Tool categories include:
- TTS generation on all engines
- Voice sample management, including upload, deletion, and preview
- Audiobook generation and progress monitoring
- System information and real-time monitoring
- Model status checks and downloads
The combination of AI coding tools and TTS is useful for workflows where you write a script and turn it into audio immediately.
Hardware requirements
| Item | Requirement |
|---|---|
| OS | macOS 13+ (Ventura or later) |
| Chip | Apple Silicon (M1/M2/M3/M4) |
| RAM | 8GB minimum, 16GB recommended |
| Storage | 5-10GB for models |
| Python | 3.10+ |
| Flutter | 3.x with desktop support enabled |
Intel Macs are not supported.
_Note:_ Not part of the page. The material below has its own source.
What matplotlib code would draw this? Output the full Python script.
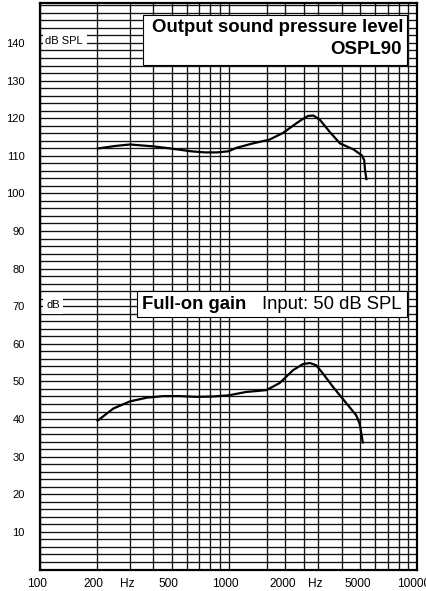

The Windows code path has CUDA support, but no prebuilt binary is available yet.
Installation
git clone https://github.com/BoltzmannEntropy/MimikaStudio.git
cd MimikaStudio
./install.sh
install.sh checks and installs Homebrew, Python, espeak-ng, and ffmpeg, creates the venv, installs dependencies, initializes the SQLite database, and configures Flutter. The models are downloaded automatically on first use, for a total of about 3GB.
Launching
source venv/bin/activate
# Desktop app (backend + MCP + Flutter)
./bin/mimikactl up
# Use in a web browser
./bin/mimikactl up --web
# -> http://127.0.0.1:5173
# Backend + MCP only (no GUI, API access only)
./bin/mimikactl up --no-flutter
CLI tools
You can also use it from the command line without the GUI.
# English TTS with Kokoro
./bin/mimika kokoro "Hello world" --voice bf_emma --output hello.wav
# Qwen3-TTS preset voice
./bin/mimika qwen3 "こんにちは" --speaker Ono_Anna --style "calmly"
# Qwen3-TTS voice cloning
./bin/mimika qwen3 "test" --clone --reference voice.wav
It also supports file input (TXT, PDF, EPUB, DOCX), which is handy for batch processing.
Compared with using each engine directly
If you only want Qwen3-TTS, pip install qwen-tts is enough. Chatterbox is also available through pip. So why use MimikaStudio?
Reasons to use MimikaStudio:
- It manages voice libraries across multiple engines, so cloned voices can be reused
- It can turn PDFs, EPUBs, and similar documents directly into audiobooks
- You can tweak parameters such as temperature, top_p, and top_k through the GUI
- It can connect to AI tools through the MCP server
- Model downloads are handled entirely in the GUI
Cases where direct engine use is better:
- You only use one engine
- You want to embed it into a Python script
- You want to build a custom pipeline
- You need to run it outside macOS
Licensing
The source code uses BSL-1.1 (Business Source License 1.1). Personal and internal use are free, but it is not fully open source like MIT or Apache 2.0. The plan is to move to GPL-2.0 after a certain period. Binary distribution has a separate license, the Mimika Binary Distribution License. Commercial use requires a separate agreement.
The licenses of the bundled engines are separate. Qwen3-TTS is Apache 2.0, and Chatterbox is MIT. BSL-1.1 applies only to MimikaStudio’s own code.